How to Keep Cockroaches Out
There are usually only two types of cockroaches we see in South Florida.
What Does an American Cockroach Look Like?
American cockroaches, often called Palmetto Bugs, are the big scary ones. When you run from the room to get away from a roach, it’s usually one of these. They are about two inches long, reddish-brown in color and have wings.
American cockroaches most often come from outside of your home through cracks and crevices or by occasionally slipping inside an open garage door or other entry point. If you are seeing them frequently, more than a few each week, they are likely coming from the septic or sewer system. This is usually the case if you see nymph/smaller American cockroaches.
Sometimes an entry point from the plumbing opens up which allows American roaches to enter from the sewer system. This could be a deteriorating cast iron pipe under your home, a broken wax seal at the base of one of your toilets, a kitchen remodel that leaves a pipe uncapped, etc.
What Does a German Cockroach Look Like?
The other type of roach we see is the German cockroach. While these are smaller than American cockroaches, they reproduce much more quickly.
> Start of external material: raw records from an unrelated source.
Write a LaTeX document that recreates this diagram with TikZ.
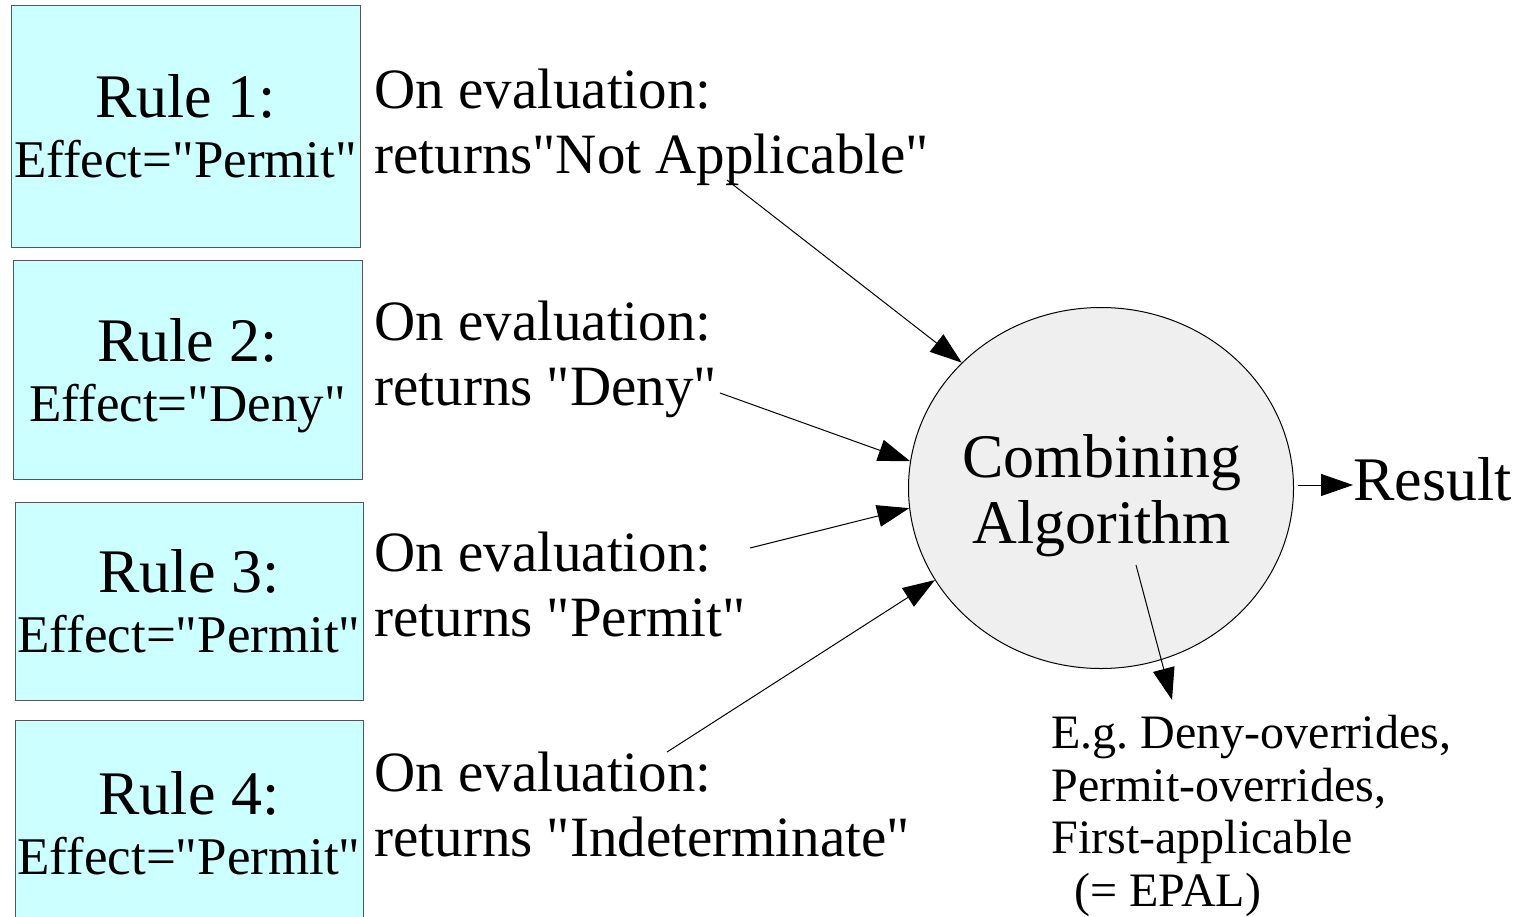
\documentclass[tikz,border=0pt]{standalone}
\usepackage{fontspec}
\setmainfont{Liberation Serif}[Ligatures=TeXOff]
\usetikzlibrary{arrows.meta,shapes.geometric}

\definecolor{rulefill}{HTML}{CCFFFF}
\definecolor{algfill}{HTML}{EFEFEF}
\definecolor{ruleedge}{HTML}{555555}

\tikzset{
  rulebox/.style={draw=ruleedge, line width=0.5pt, fill=rulefill, rectangle,
    inner sep=0pt, align=center, text depth=0pt,
    font=\fontsize{26.5}{30}\selectfont},
  evaltext/.style={anchor=north west, inner sep=0pt, align=left,
    font=\fontsize{28.5}{32.5}\selectfont},
  flow/.style={line width=0.5pt, -{Triangle[length=16pt,width=11pt]}},
  bigword/.style={font=\fontsize{31}{33}\selectfont},
}

\newcommand{\rulehead}[1]{{\fontsize{31}{33}\selectfont Rule #1:}}

\begin{document}
\frenchspacing
\begin{tikzpicture}[x=0.5pt, y=-0.5pt]
  \useasboundingbox (0,0) rectangle (1524,916);

  % rule boxes
  \node[rulebox, minimum width=174.5pt, minimum height=121pt] (r1) at (185.5,126)
    {\rulehead{1}\\Effect="Permit"};
  \node[rulebox, minimum width=174.5pt, minimum height=109.5pt] (r2) at (187.5,369.5)
    {\rulehead{2}\\Effect="Deny"};
  \node[rulebox, minimum width=174pt, minimum height=99pt] (r3) at (189,601)
    {\rulehead{3}\\Effect="Permit"};
  \node[rulebox, minimum width=174pt, minimum height=103pt] (r4) at (189,823)
    {\rulehead{4}\\Effect="Permit"};

  % evaluation outcomes
  \node[evaltext] (e1) at (374,69)  {On evaluation:\\returns"Not Applicable"};
  \node[evaltext] (e2) at (374,301) {On evaluation:\\returns "Deny"};
  \node[evaltext] (e3) at (374,532) {On evaluation:\\returns "Permit"};
  \node[evaltext] (e4) at (374,752) {On evaluation:\\returns "Indeterminate"};

  % combining algorithm
  \node[ellipse, draw, line width=0.5pt, fill=algfill, minimum width=192.5pt,
        minimum height=180.5pt, inner sep=0pt] (alg) at (1101,488) {};
  \node[bigword, align=center, inner sep=0pt, text depth=0pt] (algtext) at (1102,489)
    {Combining\\Algorithm};

  \node[bigword, anchor=base west, inner sep=0pt] (result) at (1353,500) {Result};

  \node[anchor=north west, inner sep=0pt, align=left,
        font=\fontsize{24}{26.25}\selectfont] (note) at (1051,715)
    {E.g. Deny-overrides,\\Permit-overrides,\\First-applicable\\\hspace*{11.5pt}(= EPAL)};

  % connector ends
  \coordinate (s1) at (727,180);
  \coordinate (s2) at (720,393);
  \coordinate (s3) at (750,548);
  \coordinate (s4) at (667,752);
  \coordinate (s5) at (1136,565);
  \coordinate (t5) at (1172,700);
  \coordinate (s6) at (1298,485);

  \draw[flow] (s1) -- (alg.138.8);
  \draw[flow] (s2) -- (alg.172);
  \draw[flow] (s3) -- (alg.186.6);
  \draw[flow] (s4) -- (alg.209);
  \draw[flow] (s5) -- (t5);
  \draw[flow] (s6) -- (result.west |- s6);
\end{tikzpicture}
\end{document}
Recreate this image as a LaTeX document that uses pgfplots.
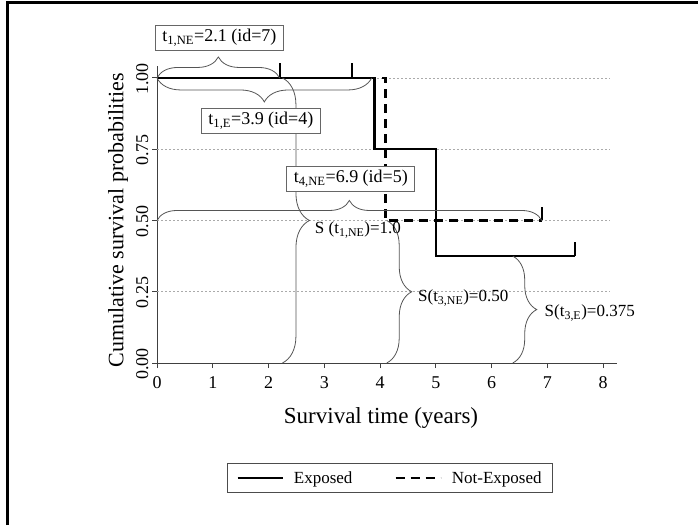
\documentclass[border=0pt]{standalone}
\usepackage{fontspec}
\setmainfont{Liberation Serif}
\usepackage{pgfplots}
\pgfplotsset{compat=1.18}
\usetikzlibrary{decorations.pathreplacing}
\definecolor{bracegray}{HTML}{555555}
\definecolor{gridgray}{HTML}{AAAAAA}
\begin{document}
\begin{tikzpicture}
\path[use as bounding box] (0pt,0pt) rectangle (698pt,525pt);
\draw[line width=3pt, line join=miter] (7pt,0pt) -- (7pt,522pt) -- (698pt,522pt);
\begin{axis}[
  at={(157pt,162pt)}, anchor=south west,
  scale only axis, width=460pt, height=297pt,
  xmin=0, xmax=8.25, ymin=0, ymax=1.042,
  axis lines=left, axis line style={-, black!75, line width=1pt},
  tick align=outside, major tick length=5pt, tick style={black!75, line width=1pt},
  xtick={0,1,...,8}, ytick={0,0.25,0.5,0.75,1},
  tick label style={font=\fontsize{18}{18}\selectfont},
  /pgf/number format/assume math mode=true,
  xticklabel style={yshift=-5pt},
  yticklabel style={rotate=90, anchor=south, xshift=-1pt, /pgf/number format/.cd, fixed, fixed zerofill, precision=2},
  clip=false,
  legend columns=2,
  legend image code/.code={\draw[#1] (0pt,0pt) -- (45pt,0pt);},
  legend style={at={(0.5065,-0.3872)}, anchor=center, draw=black!70, line width=0.8pt,
    font=\fontsize{17}{17}\selectfont, inner xsep=9pt, inner ysep=6pt,
    /tikz/every odd column/.append style={column sep=8pt},
    /tikz/every even column/.append style={column sep=40pt}},
]
% grid lines
\draw[gridgray, dash pattern=on 2pt off 2pt, line width=0.8pt] (axis cs:0,0.25) -- (axis cs:8.12,0.25);
\draw[gridgray, dash pattern=on 2pt off 2pt, line width=0.8pt] (axis cs:0,0.5) -- (axis cs:8.12,0.5);
\draw[gridgray, dash pattern=on 2pt off 2pt, line width=0.8pt] (axis cs:0,0.75) -- (axis cs:8.12,0.75);
\draw[gridgray, dash pattern=on 2pt off 2pt, line width=0.8pt] (axis cs:0,1) -- (axis cs:8.12,1);
% survival curves
\addplot[black, line width=2.5pt, line join=miter] coordinates {(0,1)(3.9,1)(3.9,0.75)(5,0.75)(5,0.375)(7.5,0.375)};
\addlegendentry{Exposed}
\addplot[black, line width=2.5pt, dash pattern=on 9pt off 6pt] coordinates {(0,1)(4.1,1)(4.1,0.5)(6.9,0.5)};
\addlegendentry{Not-Exposed\hspace{26pt}}
% censoring marks
\addplot[forget plot, black, line width=1.8pt] coordinates {(2.2,1)(2.2,1.053)};
\addplot[forget plot, black, line width=1.8pt] coordinates {(3.5,1)(3.5,1.053)};
\addplot[forget plot, black, line width=1.8pt] coordinates {(6.9,0.5)(6.9,0.546)};
\addplot[forget plot, black, line width=1.8pt] coordinates {(7.5,0.375)(7.5,0.424)};
% braces
\draw[bracegray, line width=0.8pt, decorate, decoration={brace, amplitude=21pt}] (axis cs:0,1) -- (axis cs:2.2,1);
\draw[bracegray, line width=0.8pt, decorate, decoration={brace, amplitude=24pt}] (axis cs:3.85,1) -- (axis cs:0,1);
\draw[bracegray, line width=0.8pt, decorate, decoration={brace, amplitude=20pt}] (axis cs:0,0.5) -- (axis cs:6.9,0.5);
\draw[bracegray, line width=0.8pt, decorate, decoration={brace, amplitude=27pt}] (axis cs:2.25,1) -- (axis cs:2.25,0);
\draw[bracegray, line width=0.8pt, decorate, decoration={brace, amplitude=25pt}] (axis cs:4.12,0.5) -- (axis cs:4.12,0);
\draw[bracegray, line width=0.8pt, decorate, decoration={brace, amplitude=24pt}] (axis cs:6.38,0.375) -- (axis cs:6.38,0);
% labels
\node[anchor=west, font=\fontsize{17}{17}\selectfont, inner sep=0pt] at (axis cs:2.83,0.467) {S (t\textsubscript{1,NE})=1.0};
\node[anchor=west, font=\fontsize{17}{17}\selectfont, inner sep=0pt] at (axis cs:4.68,0.228) {S(t\textsubscript{3,NE})=0.50};
\node[anchor=west, font=\fontsize{17}{17}\selectfont, inner sep=0pt] at (axis cs:6.95,0.175) {S(t\textsubscript{3,E})=0.375};
% boxes
\node[draw=black!60, fill=white, line width=0.8pt, inner xsep=7pt, inner ysep=4pt, font=\fontsize{18}{18}\selectfont] at (axis cs:1.12,1.142) {t\textsubscript{1,NE}=2.1 (id=7)};
\node[draw=black!60, fill=white, line width=0.8pt, inner xsep=7pt, inner ysep=4pt, font=\fontsize{18}{18}\selectfont] at (axis cs:1.864,0.849) {t\textsubscript{1,E}=3.9 (id=4)};
\node[draw=black!60, fill=white, line width=0.8pt, inner xsep=7pt, inner ysep=4pt, font=\fontsize{18}{18}\selectfont] at (axis cs:3.477,0.6456) {t\textsubscript{4,NE}=6.9 (id=5)};
\end{axis}
\node[font=\fontsize{23}{23}\selectfont] at (381pt,107pt) {Survival time (years)};
\node[font=\fontsize{22}{22}\selectfont, rotate=90] at (118pt,305pt) {Cumulative survival probabilities};
\end{tikzpicture}
\end{document}
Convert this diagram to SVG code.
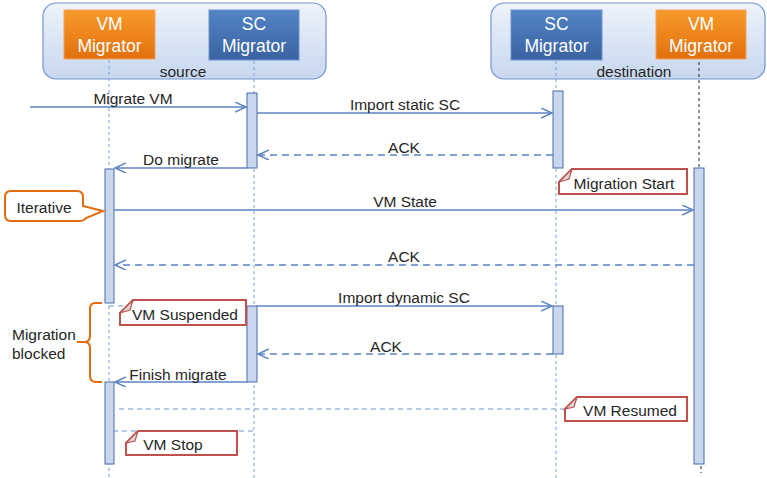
<svg xmlns="http://www.w3.org/2000/svg" width="767" height="478" viewBox="0 0 767 478">
<defs>
<linearGradient id="grp" x1="0" y1="0" x2="0" y2="1">
<stop offset="0" stop-color="#EEF3FB"/><stop offset="1" stop-color="#C7D7EF"/>
</linearGradient>
<linearGradient id="org" x1="0" y1="0" x2="0" y2="1">
<stop offset="0" stop-color="#F79A2A"/><stop offset="1" stop-color="#E2700E"/>
</linearGradient>
<linearGradient id="blu" x1="0" y1="0" x2="0" y2="1">
<stop offset="0" stop-color="#5384C4"/><stop offset="1" stop-color="#3A62A2"/>
</linearGradient>
<marker id="arr" markerUnits="userSpaceOnUse" markerWidth="14" markerHeight="14" refX="11" refY="5" orient="auto">
<path d="M0,0 L11,5 L0,10" fill="none" stroke="#5B84C4" stroke-width="1.5"/>
</marker>
<style>
.grp{fill:url(#grp);stroke:#7496CE;stroke-width:1.2}
.org{fill:url(#org);stroke:#F4A460;stroke-width:1}
.blu{fill:url(#blu);stroke:#6C94CC;stroke-width:1}
.ht{font-family:"Liberation Sans",Arial,sans-serif;font-size:17.5px;fill:#fff;text-anchor:middle}
.t{font-family:"Liberation Sans",Arial,sans-serif;font-size:15.5px;fill:#262626}
.c{text-anchor:middle}
.life{stroke:#7BA0D6;stroke-width:1;stroke-dasharray:3 3;fill:none}
.lifek{stroke:#222;stroke-width:1;stroke-dasharray:3 3;fill:none}
.bar{fill:#C8D7EE;stroke:#4A6DA8;stroke-width:1}
.msg{stroke:#5B84C4;stroke-width:1.5;fill:none}
.dash{stroke-dasharray:7 5}
.anc{stroke:#6E95D0;stroke-width:1;stroke-dasharray:5 4;fill:none}
.note{fill:#fff;stroke:#C0504D;stroke-width:2}
.fold{fill:#D9D9D9;stroke:#C0504D;stroke-width:1.2}
.call{fill:#fff;stroke:#E46C0A;stroke-width:2}
</style>
</defs>
<rect width="767" height="478" fill="#fff"/>

<g id="source-group">
<rect class="grp" x="43" y="3" width="283" height="76" rx="13"/>
<text class="t c" x="183" y="77">source</text>
</g>
<g id="destination-group">
<rect class="grp" x="491" y="3" width="274" height="76" rx="13"/>
<text class="t c" x="634" y="77">destination</text>
</g>

<g id="lifelines">
<line class="life" x1="109" y1="60" x2="109" y2="478"/>
<line class="life" x1="254" y1="61" x2="254" y2="478"/>
<line class="life" x1="556" y1="61" x2="556" y2="478"/>
<line class="lifek" x1="699" y1="62" x2="699" y2="168"/>
<line class="lifek" x1="701" y1="466" x2="701" y2="473"/>
</g>

<g id="src-vm">
<rect class="org" x="64" y="10" width="91" height="49"/>
<text class="ht" x="109.5" y="30">VM</text>
<text class="ht" x="109.5" y="52">Migrator</text>
</g>
<g id="src-sc">
<rect class="blu" x="209" y="10" width="90" height="50"/>
<text class="ht" x="254" y="30">SC</text>
<text class="ht" x="254" y="52">Migrator</text>
</g>
<g id="dst-sc">
<rect class="blu" x="511" y="10" width="91" height="50"/>
<text class="ht" x="556.5" y="30">SC</text>
<text class="ht" x="556.5" y="52">Migrator</text>
</g>
<g id="dst-vm">
<rect class="org" x="656" y="10" width="90" height="49"/>
<text class="ht" x="701" y="30">VM</text>
<text class="ht" x="701" y="52">Migrator</text>
</g>

<g id="activations">
<rect class="bar" x="247" y="93" width="10" height="75"/>
<rect class="bar" x="553" y="91" width="10" height="77"/>
<rect class="bar" x="105" y="169" width="9" height="134"/>
<rect class="bar" x="694" y="168" width="10" height="296"/>
<rect class="bar" x="247" y="306" width="10" height="76"/>
<rect class="bar" x="553" y="306" width="10" height="48"/>
<rect class="bar" x="105" y="382" width="9" height="82"/>
</g>

<g id="connectors">
<line class="msg" x1="30" y1="107" x2="246" y2="107" marker-end="url(#arr)"/>
<line class="msg" x1="257" y1="113" x2="552" y2="113" marker-end="url(#arr)"/>
<line class="msg dash" x1="553" y1="155" x2="258" y2="155" marker-end="url(#arr)"/>
<line class="msg" x1="247" y1="168" x2="115" y2="168" marker-end="url(#arr)"/>
<line class="msg" x1="114" y1="210" x2="693" y2="210" marker-end="url(#arr)"/>
<line class="msg dash" x1="694" y1="265" x2="115" y2="265" marker-end="url(#arr)"/>
<line class="msg" x1="257" y1="306" x2="552" y2="306" marker-end="url(#arr)"/>
<line class="msg dash" x1="553" y1="354" x2="258" y2="354" marker-end="url(#arr)"/>
<line class="msg" x1="247" y1="382" x2="115" y2="382" marker-end="url(#arr)"/>
<line class="anc" x1="109" y1="306" x2="124" y2="306"/>
<line class="anc" x1="119" y1="409" x2="566" y2="409"/>
<line class="anc" x1="113" y1="431" x2="254" y2="431"/>
</g>

<g id="labels">
<text class="t c" x="133" y="104">Migrate VM</text>
<text class="t c" x="405" y="110">Import static SC</text>
<text class="t c" x="404" y="153">ACK</text>
<text class="t c" x="181" y="165">Do migrate</text>
<text class="t c" x="405" y="207">VM State</text>
<text class="t c" x="404" y="262">ACK</text>
<text class="t c" x="404" y="303">Import dynamic SC</text>
<text class="t c" x="386" y="352">ACK</text>
<text class="t c" x="178" y="380">Finish migrate</text>
</g>

<g id="note-migration-start">
<path class="note" d="M559,182 L572,169 L687,169 L687,194 L559,194 Z"/>
<path class="fold" d="M559,182 L572,169 L569,179 Z"/>
<text class="t c" x="624" y="189">Migration Start</text>
</g>
<g id="note-vm-suspended">
<path class="note" d="M120,313 L133,300 L246,300 L246,325 L120,325 Z"/>
<path class="fold" d="M120,313 L133,300 L130,310 Z"/>
<text class="t c" x="185" y="320">VM Suspended</text>
</g>
<g id="note-vm-resumed">
<path class="note" d="M565,409 L577,397 L687,397 L687,421 L565,421 Z"/>
<path class="fold" d="M565,409 L577,397 L574,407 Z"/>
<text class="t c" x="630" y="416">VM Resumed</text>
</g>
<g id="note-vm-stop">
<path class="note" d="M126,443 L138,431 L237,431 L237,455 L126,455 Z"/>
<path class="fold" d="M126,443 L138,431 L135,441 Z"/>
<text class="t c" x="173" y="450">VM Stop</text>
</g>

<g id="callout-iterative">
<path class="call" d="M11,191 L77,191 Q83,191 83,197 L83,206 L103,211 L86,218 Q84,221 79,221 L11,221 Q5,221 5,215 L5,197 Q5,191 11,191 Z"/>
<text class="t c" x="44" y="213">Iterative</text>
</g>

<g id="brace-migration-blocked">
<path d="M102,303 L95,303 Q90,303 90,309 L90,336 Q90,342 84,342 L77,342 L84,342 Q90,342 90,348 L90,376 Q90,382 96,382 L102,382" fill="none" stroke="#E46C0A" stroke-width="2"/>
<text class="t" x="12" y="340">Migration</text>
<text class="t" x="12" y="359">blocked</text>
</g>
</svg>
We’ve been in homes with so many German cockroaches they when a picture is lifted off the wall, at least ten live roaches that were eating the glue behind the frame fall to the ground.
If untreated, German roaches can multiply into the thousands fairly quickly if they have access to enough food and water. German cockroaches do not live on the outside of homes, so they must be physically brought in. They can travel in clothing, furniture, food packages, etc.
Do NOT Use Cockroach Foggers to Kill Roaches
Yes, there are sprays for cockroaches that are sold in lots of local stores. And they are great at killing cockroaches on contact. If you see a big American Cockroach, this can seem like the best immediate solution.
Keep in mind this treatment is purely temporary though – as in it will kill the roach you spray and that’s it. These types of cockroach sprays do NOTHING to stop them from getting into your home.
These roach sprays are a really bad idea if you use them on German cockroaches. Yes, it will also kill them on contact. But it won’t do anything to stop the roaches nesting behind your appliances and in wall voids.
So while you think you are making progress, the roaches are multiplying where you don’t see them. Creating a long term problem that will become harder and harder to control.
These contact kill sprays and foggers will also make cockroach bait and non-repellent sprays ineffective. Pests like cockroaches and ants have sensitive tastes and will avoid bait and other food that has the residue of one of these repellent products contaminating it.
Whenever we treat a home professionally for roaches, we rely on a combination of products to achieve long-term cockroach control.
We will use gel baits, granular baits, insect monitors, and non-repellent sprays applied to cracks and crevices. We also will focus on reducing the exterior population of roaches around the home to minimize the likelihood of entry.
How to Pest Proof a Home
While physically blocking cockroaches from gaining entry to your home seems like the most common sense answer, it is the least often method used by homeowners.
We prefer to use silicone caulk that dries clear to seal small cracks and holes that appear in all homes over time. By reducing the access points roaches have, less will physically be able to get inside.
Sealing exterior entry points will only help reduce the American cockroaches you may be seeing. Since German cockroaches don’t live outside, sealing exterior holes will not improve a German roach infestation.
We also recommend sealing any potential interior plumbing entry points that are accessible. Make sure the base of all of your toilets are properly caulked to prevent roaches from entering from the sewer system.
Other areas that are often entry points cockroaches use from wall voids to get into your living area are the gaps surrounding plumbing pipes (the pipes you see behind your toilets and under your sinks that enters into the walls.)